Landis admitted doping and made allegations against a number of other riders and managers. He also alleged that Lance Armstrong and Johan Bruyneel had paid the UCI to suppress a positive dope test result, something the UCI has strongly denied.
McQuaid said: "The UCI is very concerned about the comments Landis made last week. The UCI, Wada and USADA have spent a lot of money, over $1m, in prosecuting Landis and he has spent a likewise amount of money defending himself over four years. For him to now come out and make these statements is incredible.

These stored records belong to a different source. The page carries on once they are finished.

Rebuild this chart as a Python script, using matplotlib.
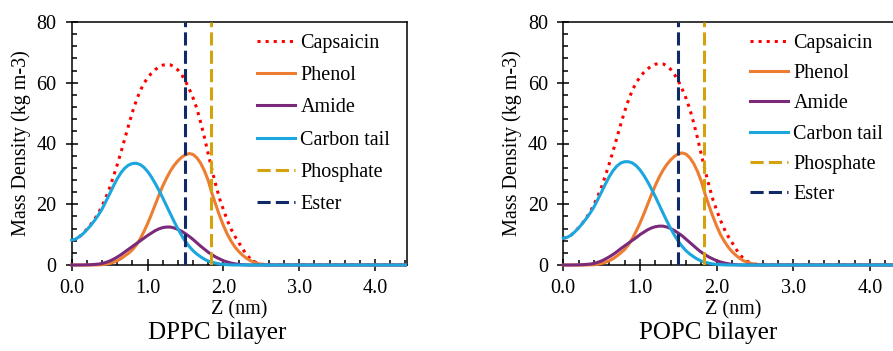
import numpy as np
import matplotlib.pyplot as plt
from matplotlib.ticker import MultipleLocator, FormatStrFormatter

plt.rcParams['font.family'] = ['Liberation Serif', 'DejaVu Serif']

# z positions (nm) and mass densities
z = [0.00, 0.05, 0.10, 0.15, 0.20, 0.25, 0.30, 0.35, 0.40, 0.45,
     0.50, 0.55, 0.60, 0.65, 0.70, 0.75, 0.80, 0.85, 0.90, 0.95,
     1.00, 1.05, 1.10, 1.15, 1.20, 1.25, 1.30, 1.35, 1.40, 1.45,
     1.50, 1.55, 1.60, 1.65, 1.70, 1.75, 1.80, 1.85, 1.90, 1.95,
     2.00, 2.05, 2.10, 2.15, 2.20, 2.25, 2.30, 2.35, 2.40, 2.45,
     2.50, 2.55, 2.60, 4.40]

# DPPC bilayer
dppc_caps = [8.2, 8.5, 9.3, 10.4, 11.8, 13.3, 15.0, 17.0, 19.4, 22.2,
             25.4, 29.1, 33.0, 37.2, 41.6, 46.0, 50.3, 54.0, 57.2, 59.7,
             61.6, 63.1, 64.3, 65.2, 65.8, 66.0, 65.9, 65.3, 64.2, 62.6,
             60.5, 57.9, 55.0, 51.5, 47.0, 42.0, 36.5, 31.2, 26.3, 21.8,
             18.2, 14.8, 11.9, 9.5, 7.5, 5.4, 3.6, 2.2, 1.2, 0.6,
             0.3, 0.1, 0, 0]
dppc_phenol = [0, 0, 0, 0, 0, 0, 0, 0.05, 0.1, 0.25,
               0.5, 0.9, 1.4, 2.1, 3.0, 3.9, 5.0, 6.5, 8.5, 10.9,
               13.6, 16.6, 19.8, 23.0, 26.0, 28.6, 30.9, 32.8, 34.3, 35.5,
               36.3, 36.7, 36.4, 35.3, 33.5, 31.0, 27.8, 23.5, 19.8, 16.2,
               13.0, 10.2, 7.9, 6.0, 4.5, 3.3, 2.3, 1.5, 0.9, 0.5,
               0.25, 0.1, 0, 0]
dppc_amide = [0, 0, 0, 0.02, 0.05, 0.1, 0.2, 0.3, 0.5, 0.85,
              1.3, 1.9, 2.6, 3.4, 4.3, 5.2, 6.1, 7.0, 7.9, 8.8,
              9.7, 10.5, 11.3, 11.9, 12.3, 12.5, 12.5, 12.2, 11.7, 11.1,
              10.3, 9.4, 8.4, 7.3, 6.2, 5.2, 4.2, 3.4, 2.6, 2.0,
              1.4, 1.0, 0.65, 0.4, 0.2, 0.1, 0.05, 0, 0, 0,
              0, 0, 0, 0]
dppc_tail = [8.2, 8.5, 9.3, 10.3, 11.6, 13.0, 14.6, 16.4, 18.4, 20.9,
             23.4, 26.0, 28.4, 30.4, 31.9, 32.9, 33.4, 33.5, 33.1, 32.2,
             30.8, 29.0, 26.9, 24.6, 22.1, 19.5, 16.9, 14.3, 11.9, 9.7,
             7.7, 6.1, 4.7, 3.6, 2.7, 1.9, 1.3, 0.9, 0.6, 0.35,
             0.2, 0.1, 0.05, 0, 0, 0, 0, 0, 0, 0,
             0, 0, 0, 0]

# POPC bilayer
popc_caps = [8.8, 9.1, 9.8, 10.9, 12.3, 13.8, 15.5, 17.5, 19.9, 22.7,
             25.8, 29.5, 33.4, 37.6, 42.0, 46.4, 50.6, 54.3, 57.5, 60.0,
             61.9, 63.4, 64.6, 65.5, 66.1, 66.3, 66.2, 65.6, 64.4, 62.7,
             60.6, 57.9, 54.9, 51.3, 46.8, 41.8, 36.3, 31.0, 26.1, 21.6,
             18.0, 14.7, 11.8, 9.4, 7.4, 5.3, 3.5, 2.1, 1.2, 0.6,
             0.3, 0.1, 0, 0]
popc_phenol = [0, 0, 0, 0, 0, 0, 0, 0.05, 0.1, 0.25,
               0.5, 0.9, 1.4, 2.1, 3.0, 4.0, 5.1, 6.7, 8.7, 11.1,
               13.8, 16.8, 20.0, 23.2, 26.2, 28.9, 31.2, 33.1, 34.6, 35.8,
               36.6, 36.9, 36.5, 35.3, 33.4, 30.8, 27.5, 23.2, 19.5, 16.0,
               12.8, 10.0, 7.8, 5.9, 4.4, 3.2, 2.2, 1.4, 0.9, 0.5,
               0.25, 0.1, 0, 0]
popc_amide = [0, 0, 0, 0.02, 0.05, 0.1, 0.2, 0.3, 0.5, 0.9,
              1.35, 2.0, 2.7, 3.5, 4.4, 5.4, 6.3, 7.2, 8.1, 9.0,
              10.0, 10.8, 11.6, 12.2, 12.6, 12.8, 12.8, 12.5, 12.0, 11.3,
              10.5, 9.6, 8.5, 7.4, 6.3, 5.2, 4.2, 3.4, 2.6, 2.0,
              1.4, 1.0, 0.65, 0.4, 0.2, 0.1, 0.05, 0, 0, 0,
              0, 0, 0, 0]
popc_tail = [8.8, 9.1, 9.8, 10.9, 12.2, 13.7, 15.3, 17.1, 19.1, 21.6,
             24.1, 26.7, 29.1, 31.1, 32.6, 33.6, 34.0, 34.0, 33.6, 32.7,
             31.3, 29.5, 27.4, 25.0, 22.5, 19.8, 17.1, 14.5, 12.0, 9.8,
             7.8, 6.1, 4.7, 3.6, 2.7, 1.9, 1.3, 0.9, 0.6, 0.35,
             0.2, 0.1, 0.05, 0, 0, 0, 0, 0, 0, 0,
             0, 0, 0, 0]

dppc_phosphate = 1.84
dppc_ester = 1.50
popc_phosphate = 1.83
popc_ester = 1.50

W, H = 893, 351
fig = plt.figure(figsize=(W / 100, H / 100), dpi=100)


def panel(rect, caps, phenol, amide, tail, phos, ester, title, tx, leg_xy, spacing):
    ax = fig.add_axes(rect)
    ax.plot(z, caps, ':', color='#FF0000', lw=2.2, label='Capsaicin', zorder=2)
    ax.plot(z, phenol, color='#ED7D31', lw=2.2, label='Phenol', zorder=3, clip_on=False)
    ax.plot(z, amide, color='#7B2A7A', lw=2.2, label='Amide', zorder=3, clip_on=False)
    ax.plot(z, tail, color='#1BA6DE', lw=2.2, label='Carbon tail', zorder=4, clip_on=False)
    ax.axvline(phos, color='#D4A20C', lw=2.2, ls=(0, (4.3, 1.7)), label='Phosphate', zorder=5)
    ax.axvline(ester, color='#0F2A66', lw=2.2, ls=(0, (4.3, 1.7)), label='Ester', zorder=5)

    ax.set_xlim(0, 4.42)
    ax.set_ylim(0, 80)
    ax.xaxis.set_major_locator(MultipleLocator(1))
    ax.xaxis.set_minor_locator(MultipleLocator(0.2))
    ax.xaxis.set_major_formatter(FormatStrFormatter('%.1f'))
    ax.yaxis.set_major_locator(MultipleLocator(20))
    ax.yaxis.set_minor_locator(MultipleLocator(4))
    ax.tick_params(which='major', direction='inout', length=8, width=1.1,
                   labelsize=14.5, colors='black')
    ax.tick_params(which='minor', direction='in', length=3.6, width=1.1)
    ax.tick_params(axis='x', which='major', pad=6)
    ax.tick_params(axis='y', which='major', pad=7)
    for s in ax.spines.values():
        s.set_linewidth(1.1)
    ax.set_xlabel('Z (nm)', fontsize=14.5, labelpad=2)
    ax.set_ylabel('Mass Density (kg m-3)', fontsize=14.5, labelpad=4)
    fig.text(tx / W, 1 - 333 / H, title, fontsize=18, ha='center', va='center')

    ax.legend(loc='upper left', bbox_to_anchor=(leg_xy[0] / W, 1 - leg_xy[1] / H),
              bbox_transform=fig.transFigure, frameon=False, fontsize=14.5,
              handlelength=1.9, handletextpad=0.25, labelspacing=spacing,
              borderpad=0, borderaxespad=0)
    return ax


panel([71.7 / W, 86 / H, 335.3 / W, 243 / H], dppc_caps, dppc_phenol, dppc_amide,
      dppc_tail, dppc_phosphate, dppc_ester, 'DPPC bilayer', 217, (257, 34), 0.65)
panel([563.3 / W, 86 / H, 339 / W, 243 / H], popc_caps, popc_phenol, popc_amide,
      popc_tail, popc_phosphate, popc_ester, 'POPC bilayer', 708, (750, 34), 0.55)

fig.savefig('out.png', dpi=100)
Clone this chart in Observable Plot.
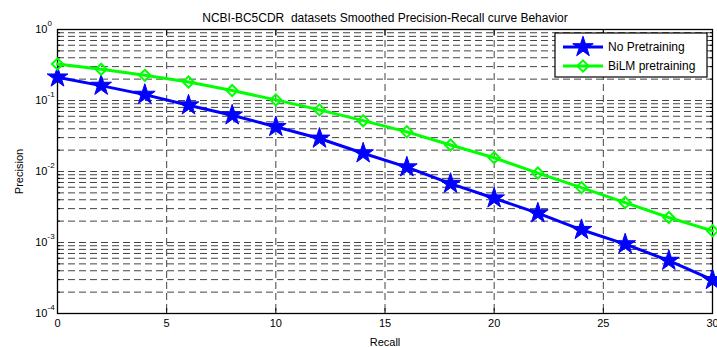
<!DOCTYPE html>
<html><head><meta charset="utf-8">
<script src="https://cdn.jsdelivr.net/npm/d3@7"></script>
<script src="https://cdn.jsdelivr.net/npm/@observablehq/plot@0.6"></script>
<style>body{margin:0;background:#fff;font-family:"Liberation Sans",Arial,sans-serif}</style>
</head><body><div id="chart"></div>
<script>
const title = "NCBI-BC5CDR  datasets Smoothed Precision-Recall curve Behavior";
const seriesNames = ["No Pretraining", "BiLM pretraining"];
const seriesColors = ["#0000ff", "#00ff00"];
const recall = [0, 2, 4, 6, 8, 10, 12, 14, 16, 18, 20, 22, 24, 26, 28, 30];
const noPretraining = [0.212, 0.162, 0.121, 0.0858, 0.062, 0.0426, 0.0292, 0.0181, 0.0115, 0.00675, 0.0042, 0.00259, 0.00151, 0.00095, 0.000555, 0.000297];
const bilmPretraining = [0.326, 0.275, 0.226, 0.182, 0.138, 0.102, 0.0737, 0.0520, 0.0362, 0.0236, 0.0156, 0.0095, 0.00593, 0.00365, 0.00225, 0.00146];
const xTicks = [0, 5, 10, 15, 20, 25, 30];
const yTicks = [1e-4, 1e-3, 1e-2, 1e-1, 1];
const yExponents = ["-4", "-3", "-2", "-1", "0"];

const data = [];
recall.forEach((r, i) => {
  data.push({recall: r, precision: noPretraining[i], series: seriesNames[0]});
  data.push({recall: r, precision: bilmPretraining[i], series: seriesNames[1]});
});
const yGrid = [];
for (let d = -4; d <= -1; d++) for (let k = 1; k <= 9; k++) yGrid.push(k * Math.pow(10, d));
yGrid.push(1);
const yMinor = yGrid.filter(v => !yTicks.includes(v));
const yLabels = yTicks.map((v, i) => ({v, e: yExponents[i]}));

const gridStyle = {stroke: "#444", strokeOpacity: 1, strokeWidth: 1, strokeDasharray: "7,4"};

const plot = Plot.plot({
  width: 717, height: 347,
  marginLeft: 57, marginRight: 5, marginTop: 29, marginBottom: 34,
  style: {fontFamily: "'Liberation Sans', Arial, sans-serif", fontSize: "11px", background: "white", color: "black"},
  x: {domain: [0, 30]},
  y: {type: "log", domain: [1e-4, 1]},
  color: {domain: seriesNames, range: seriesColors},
  marks: [
    Plot.ruleY(yGrid, {y: d => d, ...gridStyle}),
    Plot.ruleX(xTicks.slice(1, -1), {x: d => d, ...gridStyle}),
    Plot.axisX({ticks: xTicks, tickSize: 0, tickPadding: 6, tickFormat: d => String(d), label: "Recall", labelAnchor: "center", labelArrow: "none", labelOffset: 32, fontSize: 11}),
    Plot.axisX({ticks: xTicks, anchor: "bottom", tickSize: -5, text: null, label: null, strokeWidth: 1}),
    Plot.axisX({ticks: xTicks, anchor: "top", tickSize: -5, text: null, label: null, strokeWidth: 1}),
    Plot.axisY({ticks: yMinor, anchor: "left", tickSize: -3, text: null, label: null}),
    Plot.axisY({ticks: yMinor, anchor: "right", tickSize: -3, text: null, label: null}),
    Plot.axisY({ticks: yTicks, anchor: "left", tickSize: 0, text: null, label: "Precision", labelAnchor: "center", labelArrow: "none", labelOffset: 42, fontSize: 11}),
    Plot.text(yLabels, {y: "v", text: () => "10", frameAnchor: "left", dx: -10, textAnchor: "end", fontSize: 11}),
    Plot.text(yLabels, {y: "v", text: "e", frameAnchor: "left", dx: -10, dy: -6, textAnchor: "start", fontSize: 8}),
    Plot.frame({stroke: "black", strokeWidth: 1.3}),
    Plot.line(data, {x: "recall", y: "precision", z: "series", stroke: "series", strokeWidth: 3}),
    Plot.dot(data.filter(d => d.series === seriesNames[0]), {x: "recall", y: "precision", symbol: "star", r: 6.5, fill: seriesColors[0], stroke: seriesColors[0], strokeWidth: 1}),
    Plot.dot(data.filter(d => d.series === seriesNames[1]), {x: "recall", y: "precision", symbol: "diamond2", r: 5, fill: "none", stroke: seriesColors[1], strokeWidth: 2}),
    Plot.text([title], {text: d => d, frameAnchor: "top", dy: -16, fontSize: 12})
  ]
});
document.getElementById("chart").appendChild(plot);

// legend
const svg = d3.select(plot);
const lx = 555, ly = 33, lw = 152, lh = 44;
const lg = svg.append("g").attr("font-family", "'Liberation Sans', Arial, sans-serif").attr("font-size", 12).attr("text-anchor", "start");
lg.append("rect").attr("x", lx).attr("y", ly).attr("width", lw).attr("height", lh).attr("fill", "white").attr("stroke", "black").attr("stroke-width", 1.2);
const rows = [{y: ly + 14, sym: d3.symbolStar, size: 130, fill: seriesColors[0]}, {y: ly + 33, sym: d3.symbolDiamond2, size: 80, fill: "none"}];
rows.forEach((r, i) => {
  lg.append("line").attr("x1", lx + 8).attr("x2", lx + 48).attr("y1", r.y).attr("y2", r.y).attr("stroke", seriesColors[i]).attr("stroke-width", 3);
  lg.append("path").attr("d", d3.symbol(r.sym, r.size)()).attr("transform", `translate(${lx + 28},${r.y})`)
    .attr("fill", r.fill).attr("stroke", seriesColors[i]).attr("stroke-width", i === 0 ? 1 : 2);
  lg.append("text").attr("x", lx + 53).attr("y", r.y).attr("dy", "0.35em").attr("fill", "black").text(seriesNames[i]);
});
</script>
</body></html>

"Something I only admitted in a radio interview two days ago is that three or four days after we declared him positive, I called Floyd Landis. I have never done it before or since. I pleaded with Floyd Landis that he should admit his guilt, take his sanction and try to do something good for cycling. He refused to do that and now, four years later, he admits his guilt.

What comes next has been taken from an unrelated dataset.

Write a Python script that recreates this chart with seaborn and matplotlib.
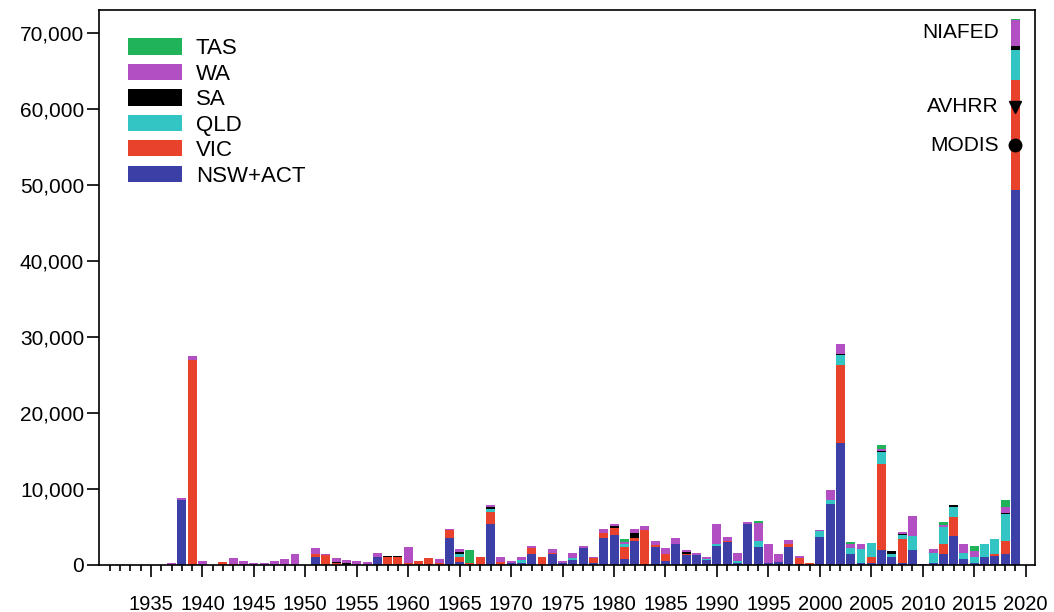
"""
Annual burned area by state, 1931-2019, stacked bars with the 2019 satellite estimates.
"""

import matplotlib
matplotlib.use("Agg")
import matplotlib.pyplot as plt
import numpy as np
import pandas as pd
import seaborn as sns
from matplotlib.patches import Patch
from matplotlib.ticker import FuncFormatter, MultipleLocator


YEARS = list(range(1931, 2020))

# area per year (same order as YEARS), rows are decades starting at 1931
NSW_ACT = [
    0, 0, 0, 0, 0, 0, 0, 8600, 0,
    0, 0, 0, 0, 0, 0, 0, 0, 0, 0,
    0, 1100, 0, 0, 0, 0, 0, 1000, 0, 0,
    0, 0, 0, 0, 3600, 400, 0, 0, 5400, 0,
    300, 200, 1500, 0, 1400, 300, 600, 2200, 200, 3600,
    3900, 800, 3200, 0, 2400, 500, 2700, 1300, 1300, 600,
    2500, 3000, 200, 5400, 2400, 300, 400, 2400, 100, 0,
    3700, 8000, 16000, 1400, 300, 300, 2000, 1100, 200, 2000,
    100, 200, 1500, 3800, 800, 200, 1000, 1200, 1400, 49300,
]
VIC = [
    0, 0, 0, 0, 0, 0, 0, 0, 26900,
    0, 0, 350, 150, 0, 0, 0, 0, 0, 0,
    0, 400, 1300, 200, 0, 0, 0, 100, 1000, 1000,
    300, 500, 900, 200, 1000, 700, 300, 1000, 1550, 400,
    0, 0, 700, 1100, 200, 0, 0, 0, 700, 600,
    1000, 1600, 400, 4600, 200, 1000, 0, 200, 0, 0,
    0, 200, 0, 0, 0, 0, 0, 300, 800, 250,
    0, 0, 10300, 0, 0, 700, 11300, 0, 3200, 0,
    0, 0, 1300, 2500, 0, 0, 0, 300, 1800, 14500,
]
QLD = [
    0, 0, 0, 0, 0, 0, 0, 0, 0,
    0, 0, 0, 0, 0, 0, 0, 0, 0, 0,
    0, 0, 0, 0, 0, 0, 0, 0, 0, 0,
    0, 0, 0, 0, 0, 400, 0, 0, 400, 0,
    0, 500, 0, 0, 0, 0, 300, 0, 0, 0,
    0, 400, 0, 0, 0, 0, 0, 0, 0, 200,
    300, 0, 300, 0, 800, 0, 0, 0, 0, 0,
    800, 600, 1300, 900, 1800, 1900, 1500, 300, 500, 1800,
    0, 1400, 2200, 1300, 800, 900, 1700, 1900, 3500, 4000,
]
SA = [
    0, 0, 0, 0, 0, 0, 0, 0, 0,
    0, 0, 0, 0, 0, 0, 0, 0, 0, 0,
    0, 0, 0, 200, 250, 0, 0, 0, 150, 150,
    0, 0, 0, 0, 0, 200, 0, 0, 250, 0,
    0, 0, 0, 0, 0, 0, 0, 0, 0, 0,
    200, 0, 600, 0, 0, 0, 0, 200, 0, 0,
    0, 0, 0, 0, 0, 0, 0, 0, 0, 0,
    0, 0, 200, 0, 0, 0, 200, 400, 200, 0,
    0, 0, 0, 300, 0, 0, 0, 0, 200, 500,
]
WA = [
    0, 0, 0, 0, 0, 0, 300, 250, 600,
    500, 0, 80, 800, 500, 250, 200, 570, 800, 1450,
    0, 700, 100, 550, 450, 500, 450, 500, 0, 0,
    2100, 0, 0, 600, 100, 400, 0, 0, 300, 600,
    200, 400, 300, 0, 500, 200, 700, 300, 200, 500,
    300, 200, 500, 500, 600, 700, 800, 300, 300, 200,
    2600, 500, 1100, 300, 2300, 2400, 1000, 600, 300, 0,
    100, 1200, 1300, 500, 600, 0, 300, 0, 300, 2600,
    0, 500, 300, 0, 1100, 800, 0, 0, 700, 3400,
]
TAS = [
    0, 0, 0, 0, 0, 0, 0, 0, 0,
    0, 0, 0, 0, 0, 0, 0, 0, 0, 0,
    0, 0, 0, 0, 0, 0, 0, 0, 0, 0,
    0, 0, 0, 0, 0, 0, 1700, 0, 0, 0,
    0, 0, 0, 0, 0, 0, 0, 0, 0, 0,
    0, 400, 0, 0, 0, 0, 0, 0, 0, 0,
    0, 0, 0, 0, 300, 0, 0, 0, 0, 0,
    0, 0, 0, 200, 0, 0, 500, 0, 0, 0,
    0, 0, 300, 0, 0, 600, 0, 0, 1000, 100,
]

# legend order; the last one ends up at the bottom of each stack
STATES = ["TAS", "WA", "SA", "QLD", "VIC", "NSW+ACT"]
COLORS = ["#21b35a", "#b24fc2", "#000000", "#33c4c4", "#e8412c", "#3b3fa6"]

SENSOR_YEAR = 2019
SENSORS = ["AVHRR", "MODIS"]
SENSOR_VALUES = [60300, 55200]
SENSOR_MARKERS = ["v", "o"]


def main() -> None:
    series = {
        "TAS": TAS,
        "WA": WA,
        "SA": SA,
        "QLD": QLD,
        "VIC": VIC,
        "NSW+ACT": NSW_ACT,
    }
    df = pd.concat(
        [pd.DataFrame({"year": YEARS, "state": name, "area": vals}) for name, vals in series.items()],
        ignore_index=True,
    )

    sns.set_theme(style="ticks")
    plt.rcParams["font.family"] = ["Liberation Sans", "DejaVu Sans"]
    plt.rcParams["text.color"] = "black"
    plt.rcParams["xtick.labelcolor"] = "black"
    plt.rcParams["ytick.labelcolor"] = "black"

    fig = plt.figure(figsize=(10.54, 6.12), dpi=100)
    ax = fig.add_axes([0.0939, 0.0768, 0.888, 0.9069])

    sns.histplot(
        data=df,
        x="year",
        weights="area",
        hue="state",
        hue_order=STATES,
        palette=COLORS,
        multiple="stack",
        discrete=True,
        shrink=0.87,
        alpha=1,
        linewidth=0,
        legend=False,
        ax=ax,
    )

    # NIAFED total for the last year, then the two satellite estimates
    total_last = df[df["year"] == SENSOR_YEAR]["area"].sum()
    ax.annotate("NIAFED", (SENSOR_YEAR, total_last), xytext=(-12, -3), textcoords="offset points",
                ha="right", va="top", fontsize=15, color="black")
    for name, val, mk in zip(SENSORS, SENSOR_VALUES, SENSOR_MARKERS):
        ax.plot([SENSOR_YEAR], [val], marker=mk, color="black", markersize=9, linestyle="none")
        ax.annotate(name, (SENSOR_YEAR, val), xytext=(-12, 0), textcoords="offset points",
                    ha="right", va="center", fontsize=15, color="black")

    ax.set_xlim(1929.95, 2020.9)
    ax.set_ylim(0, 73000)
    ax.set_xlabel("")
    ax.set_ylabel("")

    ax.set_xticks(np.arange(1935, 2021, 5))
    ax.set_xticks(np.arange(1931, 2020), minor=True)
    ax.yaxis.set_major_locator(MultipleLocator(10000))
    ax.yaxis.set_major_formatter(FuncFormatter(lambda v, _: f"{v:,.0f}"))

    ax.tick_params(axis="x", which="major", length=8.6, width=1.2, pad=13, labelsize=14.5, color="black")
    ax.tick_params(axis="x", which="minor", length=4.3, width=1.2, color="black")
    ax.tick_params(axis="y", which="major", length=8.6, width=1.2, pad=2, labelsize=15, color="black")
    for side in ["left", "right", "top", "bottom"]:
        ax.spines[side].set_visible(True)
        ax.spines[side].set_color("black")
        ax.spines[side].set_linewidth(1.2)

    handles = [Patch(facecolor=c, edgecolor="none", label=s) for s, c in zip(STATES, COLORS)]
    ax.legend(
        handles=handles,
        loc="upper left",
        bbox_to_anchor=(0.031, 0.949),
        frameon=False,
        fontsize=16,
        labelcolor="black",
        handlelength=2.45,
        handleheight=0.75,
        labelspacing=0.2,
        handletextpad=0.6,
        borderpad=0,
        borderaxespad=0,
    )

    fig.savefig("out.png", dpi=100)
    plt.close(fig)


if __name__ == "__main__":
    main()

"We take his accusations very seriously. I received a copy of the email, I think at the beginning of May. It is the responsibility of the national federation to conduct an investigation and I asked the US federation to begin an inquiry. They requested US Anti-Doping Agency (USADA) to make an inquiry and that is ongoing.
"We have asked Canadian Cycling in the case of Michael Barry, the Australians in the case of Matt White, the Belgians in the case of Johan Bruyneel and the French for John Lelangue.
"One thing we take very seriously is the accusation that the UCI took a bribe to hide a positive by Lance Armstrong in 2001. We've contacted the laboratories who were involved in that time and I have statements from those labs and WADA that supports what I will say. First all all, the lab of Paris, the AFLD [French anti-doping agency], there were three EPO positives between 2001 and 2003. All the reports were sent to the UCI which were also sent to the IOC. At Lausanne [Switzerland] there were 18 [positives for EPO] between 2001 and 2003. Six in 2001, four in 2002 and eight in 2003. All were sent to the IOC and Swiss Olympic Committee. From 2003 onwards, they were also sent to WADA.
"I also have a report from the Tour of Switzerland of 2001 that states that there were no positive results at that edition. All this information supports the information from the UCI and there is no way the UCI could have accepted a bribe. It is just not possible."